How to get better at something

  1. Immersion
  2. Get feedback from those who matter
  3. Avoid feedback from those who don’t
  4. Filter the fluff and the futile
  5. Do the work
  6. Celebrate small wins
  7. Avoid shortcuts
  8. Repeat

Immerse yourself.

Immersion is how to learn a language, acquire a skill, or make rapid change of any kind. Getting better requires changing your brain. Full immersion in a new environment facilitates completely new connections in the brain.

If you want better health rapidly, just take a six month sabbatical and stay in an organic yoga retreat center…

Probably not an option.

What is likely an option is to immerse yourself in a community that also seeks health and supports each other when times get challenging.

Hire professionals to help you eat, think move, recuperate in ways that contribute to health and facilitate you avoiding old self-sabotaging patterns.

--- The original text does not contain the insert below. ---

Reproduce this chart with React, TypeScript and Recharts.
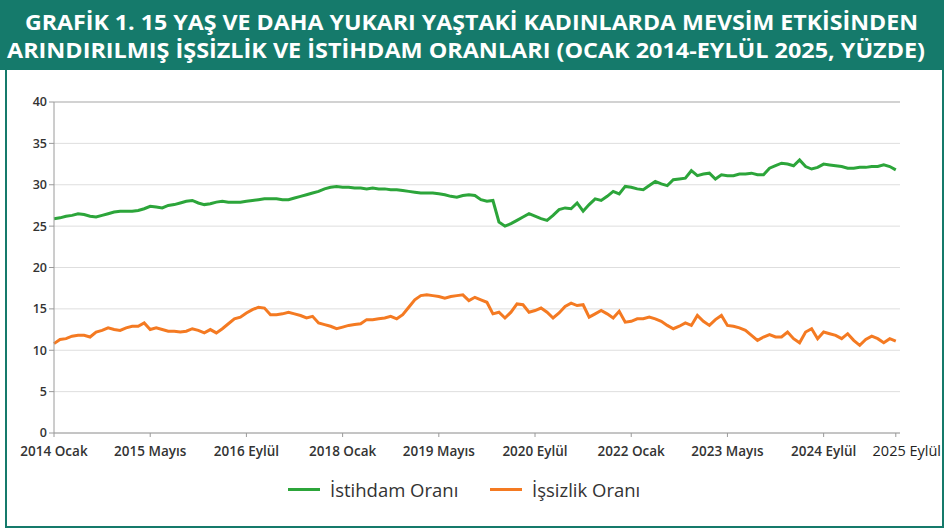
import React from 'react';
import {
	LineChart,
	Line,
	XAxis,
	YAxis,
	CartesianGrid,
	ReferenceLine,
} from 'recharts';

/* ─── Data (Ocak 2014 – Eylül 2025, monthly, %) ───────── */

const istihdam: number[] = [
	25.9, 26.0, 26.2, 26.3, 26.5, 26.4, 26.2, 26.1, 26.3, 26.5, 26.7, 26.8,
	26.8, 26.8, 26.9, 27.1, 27.4, 27.3, 27.2, 27.5, 27.6, 27.8, 28.0, 28.1,
	27.8, 27.6, 27.7, 27.9, 28.0, 27.9, 27.9, 27.9, 28.0, 28.1, 28.2, 28.3,
	28.3, 28.3, 28.2, 28.2, 28.4, 28.6, 28.8, 29.0, 29.2, 29.5, 29.7, 29.8,
	29.7, 29.7, 29.6, 29.6, 29.5, 29.6, 29.5, 29.5, 29.4, 29.4, 29.3, 29.2,
	29.1, 29.0, 29.0, 29.0, 28.9, 28.8, 28.6, 28.5, 28.7, 28.8, 28.7, 28.2,
	28.0, 28.1, 25.5, 25.0, 25.3, 25.7, 26.1, 26.5, 26.2, 25.9, 25.7, 26.3,
	27.0, 27.2, 27.1, 27.8, 26.8, 27.6, 28.3, 28.1, 28.6, 29.2, 28.9, 29.8,
	29.7, 29.5, 29.4, 29.9, 30.4, 30.1, 29.9, 30.6, 30.7, 30.8, 31.7, 31.1,
	31.3, 31.4, 30.7, 31.2, 31.1, 31.1, 31.3, 31.3, 31.4, 31.2, 31.2, 32.0,
	32.3, 32.6, 32.5, 32.3, 33.0, 32.2, 31.9, 32.1, 32.5, 32.4, 32.3, 32.2,
	32.0, 32.0, 32.1, 32.1, 32.2, 32.2, 32.4, 32.2, 31.8,
];

const issizlik: number[] = [
	10.8, 11.3, 11.4, 11.7, 11.8, 11.8, 11.6, 12.2, 12.4, 12.7, 12.5, 12.4,
	12.7, 12.9, 12.9, 13.3, 12.5, 12.7, 12.5, 12.3, 12.3, 12.2, 12.3, 12.6,
	12.4, 12.1, 12.5, 12.1, 12.6, 13.2, 13.8, 14.0, 14.5, 14.9, 15.2, 15.1,
	14.3, 14.3, 14.4, 14.6, 14.4, 14.2, 13.9, 14.1, 13.3, 13.1, 12.9, 12.6,
	12.8, 13.0, 13.1, 13.2, 13.7, 13.7, 13.8, 13.9, 14.1, 13.8, 14.3, 15.2,
	16.1, 16.6, 16.7, 16.6, 16.5, 16.3, 16.5, 16.6, 16.7, 16.0, 16.4, 16.1,
	15.8, 14.4, 14.6, 13.9, 14.6, 15.6, 15.5, 14.6, 14.8, 15.1, 14.6, 13.9,
	14.5, 15.3, 15.7, 15.4, 15.5, 14.0, 14.4, 14.8, 14.4, 13.9, 14.7, 13.4,
	13.5, 13.8, 13.8, 14.0, 13.8, 13.5, 13.0, 12.6, 12.9, 13.3, 13.0, 14.2,
	13.5, 13.0, 13.7, 14.2, 13.0, 12.9, 12.7, 12.4, 11.8, 11.2, 11.6, 11.9,
	11.6, 11.6, 12.2, 11.4, 10.9, 12.2, 12.6, 11.4, 12.2, 12.0, 11.8, 11.4,
	12.0, 11.2, 10.6, 11.3, 11.7, 11.4, 10.9, 11.4, 11.1,
];

const tickIndex: number[] = [0, 16, 32, 48, 64, 80, 96, 112, 128, 140];
const tickLabels: string[] = [
	'2014 Ocak',
	'2015 Mayıs',
	'2016 Eylül',
	'2018 Ocak',
	'2019 Mayıs',
	'2020 Eylül',
	'2022 Ocak',
	'2023 Mayıs',
	'2024 Eylül',
	'2025 Eylül',
];

const yTicks: number[] = [0, 5, 10, 15, 20, 25, 30, 35, 40];

const data = istihdam.map((v, i) => ({
	i,
	istihdam: v,
	issizlik: issizlik[i],
}));

/* ─── Styles ──────────────────────────────────────────── */

const TEAL = '#157a6b';
const GREEN = '#2ca53a';
const ORANGE = '#f47a22';
const FONT = '"Open Sans", sans-serif';

/* ─── X tick ──────────────────────────────────────────── */

function XTick(props: any) {
	const { x, y, payload } = props;
	const idx = tickIndex.indexOf(payload.value);
	const label = tickLabels[idx] ?? '';
	const last = payload.value === 140;

	return (
		<text
			x={last ? x + 11 : x}
			y={y + 17}
			textAnchor="middle"
			fontFamily={FONT}
			fontSize={last ? 14.5 : 13.5}
			fontWeight={last ? 400 : 600}
			fill={last ? '#222' : '#333'}
		>
			{label}
		</text>
	);
}

/* ─── Legend ──────────────────────────────────────────── */

function LegendItem({
	                    left,
	                    color,
	                    label,
                    }: {
	left: number;
	color: string;
	label: string;
}) {
	return (
		<div
			style={{
				position: 'absolute',
				left,
				top: 477,
				display: 'flex',
				alignItems: 'center',
				fontFamily: FONT,
				fontSize: 18.5,
				color: '#333',
			}}
		>
			<div style={{ width: 32, height: 3, background: color, marginRight: 10 }} />
			<span>{label}</span>
		</div>
	);
}

/* ─── Main export ─────────────────────────────────────── */

export default function App() {
	return (
		<div
			style={{
				position: 'absolute',
				left: 0,
				top: 0,
				width: 944,
				height: 530,
				background: '#fff',
				overflow: 'hidden',
			}}
		>
			{/* ── Title banner ── */}
			<svg
				width={944}
				height={70}
				style={{ position: 'absolute', left: 0, top: 0 }}
			>
				<rect x={0} y={0} width={944} height={70} fill={TEAL} />
				<text
					x={25}
					y={30}
					textLength={893}
					lengthAdjust="spacingAndGlyphs"
					fontFamily={FONT}
					fontWeight={700}
					fontSize={22}
					fill="#fff"
				>
					GRAFİK 1. 15 YAŞ VE DAHA YUKARI YAŞTAKİ KADINLARDA MEVSİM ETKİSİNDEN
				</text>
				<text
					x={7}
					y={58}
					textLength={918}
					lengthAdjust="spacingAndGlyphs"
					fontFamily={FONT}
					fontWeight={700}
					fontSize={22}
					fill="#fff"
				>
					ARINDIRILMIŞ İŞSİZLİK VE İSTİHDAM ORANLARI (OCAK 2014-EYLÜL 2025, YÜZDE)
				</text>
			</svg>

			{/* ── Frame ── */}
			<div
				style={{
					position: 'absolute',
					left: 5,
					top: 70,
					width: 935,
					height: 456,
					borderLeft: `2px solid ${TEAL}`,
					borderRight: `2px solid ${TEAL}`,
					borderBottom: `2px solid ${TEAL}`,
				}}
			/>

			{/* ── Chart ── */}
			<div style={{ position: 'absolute', left: 0, top: 0 }}>
				<LineChart
					width={944}
					height={530}
					data={data}
					margin={{ top: 102, right: 44, left: 0, bottom: 67 }}
				>
					<CartesianGrid vertical={false} stroke="#dedede" />

					<XAxis
						dataKey="i"
						type="number"
						domain={[0, 140.7]}
						ticks={tickIndex}
						tick={<XTick />}
						tickSize={4}
						stroke="#9a9a9a"
						height={30}
						interval={0}
					/>

					<YAxis
						domain={[0, 40]}
						ticks={yTicks}
						width={54}
						tickSize={5}
						tickMargin={2}
						stroke="#9a9a9a"
						tick={{
							fontFamily: FONT,
							fontSize: 12.5,
							fontWeight: 600,
							fill: '#333',
						}}
					/>

					<YAxis
						yAxisId="r"
						orientation="right"
						domain={[0, 40]}
						width={0}
						tick={false}
						tickLine={false}
						stroke="#aaaaaa"
					/>

					<ReferenceLine y={40} stroke="#b5b5b5" />

					<Line
						dataKey="istihdam"
						stroke={GREEN}
						strokeWidth={3}
						dot={false}
						isAnimationActive={false}
					/>

					<Line
						dataKey="issizlik"
						stroke={ORANGE}
						strokeWidth={3}
						dot={false}
						isAnimationActive={false}
					/>
				</LineChart>
			</div>

			{/* ── Legend ── */}
			<LegendItem left={288} color={GREEN} label="İstihdam Oranı" />
			<LegendItem left={490} color={ORANGE} label="İşsizlik Oranı" />
		</div>
	);
}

Jump in with two feet. The water’s warm.

Get feedback only from those who matter.

Record yourself and give yourself feedback before seeking feedback from others. You will be your harshest critic and will cultivate the ability to see what improvements are necessary which shortens the feedback loop. This accelerates your growth. Then seek from a trusted source feedback that you haven’t been able to see on your own.

Seek mentors and colleagues who have walked the path or are walking the path. Seek people who you have chosen to spend your life serving since it will be them who you hope finds value as you progress. Seek truth from those you trust.

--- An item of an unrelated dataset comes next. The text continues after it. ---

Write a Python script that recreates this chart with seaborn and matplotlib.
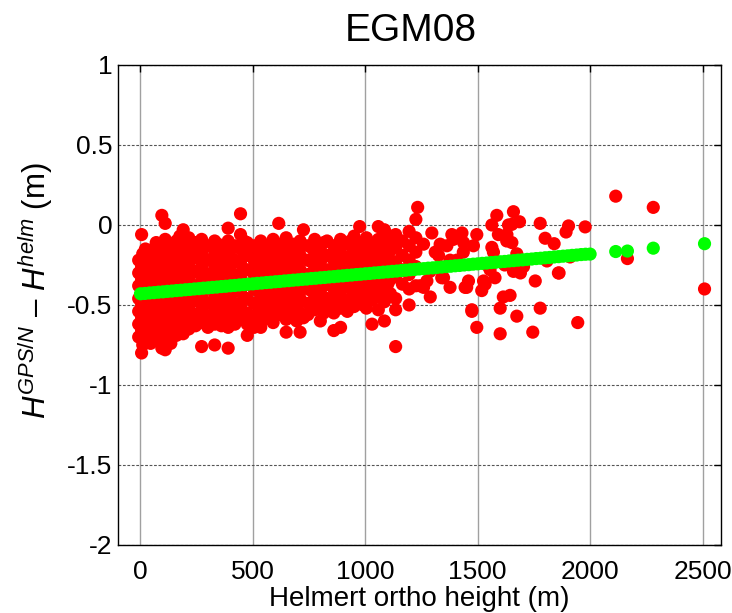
import numpy as np
import pandas as pd
import matplotlib
matplotlib.use('Agg')
import matplotlib.pyplot as plt
import seaborn as sns

# --- red: individual GPS/levelling stations ---
red_x = [
    -8, -8, -8, -8, -8, -8, -8,
    5, 5, 5, 5, 5, 5, 5, 5,
    22, 22, 22, 22, 22, 22, 22, 22,
    45, 45, 45, 45, 45, 45, 45, 45,
    70, 70, 70, 70, 70, 70, 70, 70,
    95, 95, 95, 95, 95, 95, 95, 95, 95,
    110, 110, 110, 110, 110, 110, 110, 110, 110, 110,
    135, 135, 135, 135, 135, 135, 135, 135,
    160, 160, 160, 160, 160, 160, 160, 160,
    190, 190, 190, 190, 190, 190, 190, 190, 190,
    215, 215, 215, 215, 215, 215, 215, 215,
    245, 245, 245, 245, 245, 245, 245,
    272, 272, 272, 272, 272, 272, 272, 272,
    300, 300, 300, 300, 300, 300, 300,
    330, 330, 330, 330, 330, 330, 330, 330,
    360, 360, 360, 360, 360, 360, 360,
    390, 390, 390, 390, 390, 390, 390, 390, 390,
    420, 420, 420, 420, 420, 420, 420,
    445, 445, 445, 445, 445, 445, 445, 445,
    475, 475, 475, 475, 475, 475, 475, 475,
    505, 505, 505, 505, 505, 505, 505,
    535, 535, 535, 535, 535, 535, 535, 535,
    565, 565, 565, 565, 565, 565,
    590, 590, 590, 590, 590, 590, 590,
    615, 615, 615, 615, 615, 615, 615,
    648, 648, 648, 648, 648, 648, 648, 648,
    678, 678, 678, 678, 678, 678,
    710, 710, 710, 710, 710, 710, 710,
    725, 725,
    745, 745, 745, 745, 745, 745,
    775, 775, 775, 775, 775, 775,
    800, 800, 800, 800, 800, 800,
    830, 830, 830, 830, 830, 830,
    860, 860, 860, 860, 860, 860, 860,
    890, 890, 890, 890, 890, 890, 890,
    920, 920, 920, 920, 920, 920,
    950, 950, 950, 950, 950, 950,
    975, 975, 975, 975, 975, 975,
    1005, 1005, 1005, 1005, 1005, 1005,
    1030, 1030, 1030, 1030, 1030, 1030,
    1058, 1058, 1058, 1058, 1058, 1058, 1058,
    1085, 1085, 1085, 1085, 1085, 1085, 1085,
    1112, 1112, 1112, 1112, 1112,
    1135, 1135, 1135, 1135, 1135, 1135, 1135,
    1165, 1165, 1165, 1165,
    1195, 1195, 1195, 1195, 1195, 1195,
    1225, 1225, 1225, 1225, 1225,
    1233, 1244, 1259, 1259, 1274, 1288, 1289, 1296, 1311, 1326,
    1333, 1340, 1348, 1363, 1377, 1377, 1385, 1392, 1407, 1430,
    1436, 1437, 1444, 1451, 1459, 1474, 1474, 1481, 1496, 1496,
    1518, 1526, 1533, 1541, 1555, 1563, 1563, 1570, 1577, 1585,
    1592, 1600, 1600, 1614, 1620, 1629, 1630, 1637, 1644, 1652,
    1652, 1659, 1659, 1674, 1674, 1686, 1690, 1704, 1745, 1756,
    1778, 1778, 1800, 1808, 1840, 1859, 1862, 1893, 1904, 1911,
    1945, 1978,
    2114, 2166, 2281, 2509,
]
red_y = [
    -0.22, -0.30, -0.38, -0.46, -0.54, -0.62, -0.70,
    -0.06, -0.26, -0.34, -0.42, -0.50, -0.58, -0.66, -0.80,
    -0.15, -0.24, -0.32, -0.40, -0.48, -0.56, -0.64, -0.72,
    -0.18, -0.27, -0.35, -0.44, -0.52, -0.60, -0.68, -0.74,
    -0.11, -0.20, -0.29, -0.37, -0.46, -0.55, -0.63, -0.71,
    0.06, -0.13, -0.22, -0.31, -0.40, -0.49, -0.58, -0.66, -0.77,
    0.01, -0.09, -0.17, -0.26, -0.35, -0.44, -0.53, -0.61, -0.70, -0.78,
    -0.14, -0.23, -0.32, -0.41, -0.50, -0.58, -0.66, -0.74,
    -0.10, -0.19, -0.28, -0.37, -0.46, -0.55, -0.63, -0.69,
    -0.03, -0.12, -0.21, -0.30, -0.39, -0.48, -0.57, -0.64, -0.68,
    -0.08, -0.16, -0.25, -0.34, -0.43, -0.52, -0.60, -0.65,
    -0.11, -0.20, -0.29, -0.38, -0.47, -0.56, -0.63,
    -0.09, -0.17, -0.26, -0.35, -0.44, -0.53, -0.61, -0.76,
    -0.13, -0.22, -0.31, -0.40, -0.49, -0.57, -0.64,
    -0.10, -0.18, -0.27, -0.36, -0.45, -0.54, -0.62, -0.75,
    -0.14, -0.23, -0.32, -0.41, -0.50, -0.58, -0.63,
    -0.02, -0.10, -0.19, -0.28, -0.37, -0.46, -0.55, -0.64, -0.77,
    -0.13, -0.22, -0.31, -0.40, -0.49, -0.57, -0.62,
    0.07, -0.06, -0.15, -0.24, -0.33, -0.42, -0.51, -0.59,
    -0.11, -0.19, -0.28, -0.37, -0.46, -0.55, -0.62, -0.69,
    -0.13, -0.22, -0.31, -0.40, -0.49, -0.57, -0.64,
    -0.10, -0.18, -0.27, -0.36, -0.45, -0.54, -0.61, -0.64,
    -0.14, -0.23, -0.32, -0.41, -0.50, -0.58,
    -0.09, -0.18, -0.27, -0.36, -0.45, -0.54, -0.61,
    0.01, -0.12, -0.21, -0.30, -0.39, -0.48, -0.56,
    -0.08, -0.16, -0.25, -0.34, -0.43, -0.52, -0.59, -0.67,
    -0.12, -0.21, -0.30, -0.39, -0.48, -0.56,
    -0.10, -0.19, -0.28, -0.37, -0.46, -0.55, -0.67,
    -0.03, -0.58,
    -0.13, -0.22, -0.31, -0.40, -0.49, -0.56,
    -0.09, -0.18, -0.27, -0.36, -0.45, -0.53,
    -0.14, -0.23, -0.32, -0.41, -0.50, -0.60,
    -0.10, -0.19, -0.28, -0.37, -0.46, -0.53,
    -0.13, -0.22, -0.31, -0.40, -0.49, -0.55, -0.66,
    -0.09, -0.18, -0.27, -0.36, -0.45, -0.52, -0.64,
    -0.12, -0.21, -0.30, -0.39, -0.47, -0.54,
    -0.07, -0.16, -0.25, -0.34, -0.43, -0.51,
    -0.01, -0.11, -0.20, -0.29, -0.38, -0.46,
    -0.08, -0.17, -0.26, -0.35, -0.44, -0.52,
    -0.12, -0.21, -0.30, -0.39, -0.47, -0.62,
    -0.01, -0.09, -0.18, -0.27, -0.36, -0.45, -0.53,
    -0.03, -0.13, -0.22, -0.31, -0.40, -0.48, -0.60,
    -0.07, -0.16, -0.25, -0.34, -0.43,
    -0.06, -0.14, -0.23, -0.32, -0.46, -0.53, -0.76,
    -0.10, -0.19, -0.28, -0.37,
    -0.04, -0.13, -0.22, -0.31, -0.40, -0.50,
    0.035, -0.08, -0.17, -0.26, -0.38,
    0.11, -0.38, -0.12, -0.39, -0.35, -0.29, -0.45, -0.05, -0.17, -0.19,
    -0.12, -0.33, -0.33, -0.13, -0.39, -0.22, -0.06, -0.09, -0.22, -0.05,
    -0.17, -0.11, -0.39, -0.39, -0.35, -0.53, -0.54, -0.13, -0.06, -0.64,
    -0.41, -0.35, -0.37, -0.25, -0.28, 0.0, -0.14, -0.17, -0.33, 0.06,
    -0.06, -0.68, -0.52, -0.45, -0.25, -0.10, -0.06, 0.0, -0.44, 0.004,
    -0.11, 0.083, -0.29, -0.57, -0.18, 0.02, -0.30, -0.26, -0.67, -0.35,
    0.01, -0.52, -0.083, -0.225, -0.117, -0.30, -0.30, -0.044, -0.006, -0.20,
    -0.61, -0.012,
    0.18, -0.21, 0.11, -0.40,
]

# more stations inside the dense low-height cloud
fill_x = [
    10, 10, 10, 10, 10,
    58, 58, 58, 58, 58, 58,
    122, 122, 122, 122, 122, 122,
    175, 175, 175, 175, 175, 175,
    230, 230, 230, 230, 230, 230,
    286, 286, 286, 286, 286, 286,
    345, 345, 345, 345, 345, 345,
    405, 405, 405, 405, 405, 405,
    460, 460, 460, 460, 460, 460,
    520, 520, 520, 520, 520, 520,
    578, 578, 578, 578, 578, 578,
    632, 632, 632, 632, 632,
    695, 695, 695, 695, 695, 695,
    760, 760, 760, 760, 760,
    815, 815, 815, 815, 815, 815,
    875, 875, 875, 875, 875,
    935, 935, 935, 935, 935,
    990, 990, 990, 990, 990,
    1045, 1045, 1045, 1045,
    1100, 1100, 1100, 1100, 1100,
]
fill_y = [
    -0.18, -0.30, -0.44, -0.58, -0.75,
    -0.15, -0.24, -0.40, -0.49, -0.57, -0.66,
    -0.13, -0.22, -0.31, -0.48, -0.57, -0.65,
    -0.07, -0.16, -0.25, -0.34, -0.52, -0.60,
    -0.13, -0.21, -0.30, -0.39, -0.48, -0.57,
    -0.13, -0.22, -0.31, -0.40, -0.49, -0.57,
    -0.12, -0.21, -0.30, -0.39, -0.48, -0.56,
    -0.15, -0.24, -0.33, -0.42, -0.51, -0.59,
    -0.10, -0.19, -0.28, -0.37, -0.47, -0.56,
    -0.15, -0.24, -0.33, -0.41, -0.50, -0.59,
    -0.12, -0.21, -0.30, -0.39, -0.48, -0.57,
    -0.14, -0.23, -0.32, -0.41, -0.50,
    -0.15, -0.24, -0.33, -0.42, -0.51, -0.60,
    -0.14, -0.23, -0.32, -0.41, -0.49,
    -0.11, -0.20, -0.29, -0.38, -0.47, -0.55,
    -0.16, -0.25, -0.34, -0.43, -0.51,
    -0.10, -0.19, -0.28, -0.37, -0.46,
    -0.15, -0.24, -0.33, -0.42, -0.50,
    -0.14, -0.23, -0.32, -0.41,
    -0.10, -0.19, -0.28, -0.37, -0.45,
]

# --- green: fitted trend at the station heights ---
green_x = [
    0, 20, 40, 60, 80, 100, 120, 140, 160, 180,
    200, 220, 240, 260, 280, 300, 320, 340, 360, 380,
    400, 420, 440, 460, 480, 500, 520, 540, 560, 580,
    600, 620, 640, 660, 680, 700, 720, 740, 760, 780,
    800, 820, 840, 860, 880, 900, 920, 940, 960, 980,
    1000, 1020, 1040, 1060, 1080, 1100, 1120, 1140, 1160, 1180,
    1200, 1220, 1240, 1260, 1280, 1300, 1320, 1340, 1360, 1380,
    1400, 1420, 1440, 1460, 1480, 1500, 1520, 1540, 1560, 1580,
    1600, 1620, 1640, 1660, 1680, 1700, 1720, 1740, 1760, 1780,
    1800, 1820, 1840, 1860, 1880, 1900, 1920, 1940, 1960, 1980,
    2000, 2114, 2166, 2281, 2509,
]
green_y = [
    -0.430, -0.428, -0.425, -0.423, -0.420, -0.418, -0.415, -0.413, -0.410, -0.408,
    -0.405, -0.403, -0.400, -0.398, -0.395, -0.393, -0.390, -0.388, -0.385, -0.383,
    -0.380, -0.378, -0.375, -0.373, -0.370, -0.368, -0.365, -0.363, -0.360, -0.358,
    -0.355, -0.353, -0.350, -0.348, -0.345, -0.343, -0.340, -0.338, -0.335, -0.333,
    -0.330, -0.328, -0.325, -0.323, -0.320, -0.318, -0.315, -0.313, -0.310, -0.308,
    -0.305, -0.303, -0.300, -0.298, -0.295, -0.293, -0.290, -0.288, -0.285, -0.283,
    -0.280, -0.278, -0.275, -0.273, -0.270, -0.268, -0.265, -0.263, -0.260, -0.258,
    -0.255, -0.253, -0.250, -0.248, -0.245, -0.243, -0.240, -0.238, -0.235, -0.233,
    -0.230, -0.228, -0.225, -0.223, -0.220, -0.218, -0.215, -0.213, -0.210, -0.208,
    -0.205, -0.203, -0.200, -0.198, -0.195, -0.193, -0.190, -0.188, -0.185, -0.183,
    -0.182, -0.166, -0.163, -0.145, -0.117,
]

x_ticks = [0, 500, 1000, 1500, 2000, 2500]
y_ticks = [-2, -1.5, -1, -0.5, 0, 0.5, 1]
y_ticklabels = ['-2', '-1.5', '-1', '-0.5', '0', '0.5', '1']

red_df = pd.DataFrame({'h': red_x + fill_x, 'dh': red_y + fill_y})
green_df = pd.DataFrame({'h': green_x, 'dh': green_y})

sns.set_style('white')
plt.rcParams['font.family'] = ['Liberation Sans', 'DejaVu Sans']
plt.rcParams['mathtext.fontset'] = 'custom'
plt.rcParams['mathtext.it'] = 'Liberation Sans:italic'
plt.rcParams['mathtext.rm'] = 'Liberation Sans'
plt.rcParams['text.color'] = 'black'
plt.rcParams['axes.labelcolor'] = 'black'

fig = plt.figure(figsize=(7.32, 6.13), dpi=100)
ax = fig.add_axes([0.1612, 0.111, 0.824, 0.783])

# grid first so the markers sit on top
for xt in x_ticks:
    ax.axvline(xt, color='#a0a0a0', lw=1.0, zorder=0)
for yt in y_ticks:
    ax.axhline(yt, color='#555555', lw=0.8, ls=(0, (2.5, 1.5)), zorder=0)

sns.scatterplot(data=red_df, x='h', y='dh', color='#ff0000', s=90,
                edgecolor='none', linewidth=0, ax=ax, zorder=2)
sns.scatterplot(data=green_df, x='h', y='dh', color='#00ff00', s=90,
                edgecolor='none', linewidth=0, ax=ax, zorder=3)

ax.set_xlim(-100, 2583)
ax.set_ylim(-2, 1)
ax.set_xticks(x_ticks)
ax.set_yticks(y_ticks)
ax.set_yticklabels(y_ticklabels)
ax.tick_params(direction='in', length=5, width=1, top=True, right=True,
               labelsize=19, colors='black')
ax.tick_params(axis='x', pad=11)
ax.tick_params(axis='y', pad=4)
for sp in ax.spines.values():
    sp.set_color('black')
    sp.set_linewidth(1.0)

ax.set_title('EGM08', fontsize=28, pad=17, color='black', x=0.485)
ax.set_xlabel('Helmert ortho height (m)', fontsize=20, labelpad=1)
ax.set_ylabel(r'$H^{GPS/N}$ – $H^{helm}$ (m)', fontsize=22.5)
ax.yaxis.set_label_coords(-0.105, 0.53)

fig.savefig('out.png', dpi=100)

Avoid naysayers who naysay for the sake of feeling important. Avoid non-believers who will crush anything outside of their own belief system so they can feel safe. Avoid the people who just say nice job. They think it’s because they don’t want to hurt your feelings, but they’re really just hiding from their own discomfort.

Filter the fluff and the futile.

If you gather 100 units of feedback, find the 20 that will give you 80% of the result you seek. Then from the 20, pick the 4. Then pick the one. Start there. If there is still more time, choose from the four, and so on. Discard the rest for now because as you progress you will have side benefit that takes care of much of the ticky-tacky.

Do the work.

Don’t fall into the trap of seeking feedback when it is time to do the work. If you want to get better hands-on, you gotta get hands-on. If every time you get stressed about not knowing how to work with your hands you find yourself listening to a podcast about working with your hands, YOU. ARE. HIDING.

Celebrate small wins.

The muscle that is used to perceive and appreciate the sensation of achieving a milestone must be trained. Otherwise, this muscles will atrophy.

And by the time you arrive at the “finish line”, your muscles of future casting and chasing will be so overdeveloped that you will blow right by the mark leaving the fruits of your labor to rot.

Every win is a higher peak with a better view. You can see something new after every step. Designate some time, energy, and focus to appreciate it.

Avoid shortcuts.

Seek efficiency in systems that get more result per unit of effort, but not at the expense of your values and integrity.

If you pay for a “system” that makes a dream-come-true promise, that will happen almost immediately, with little-to-no effort by you, one of two things is likely true:

  • It is complete nonsense -or-
  • You will have landed in a dream you didn’t earn, lacking the experience to appreciate it, and having developed little-to-no skills or the resilience required to keep the dream alive.

Either way, you come up short.

Work, listen, learn, work, celebrate.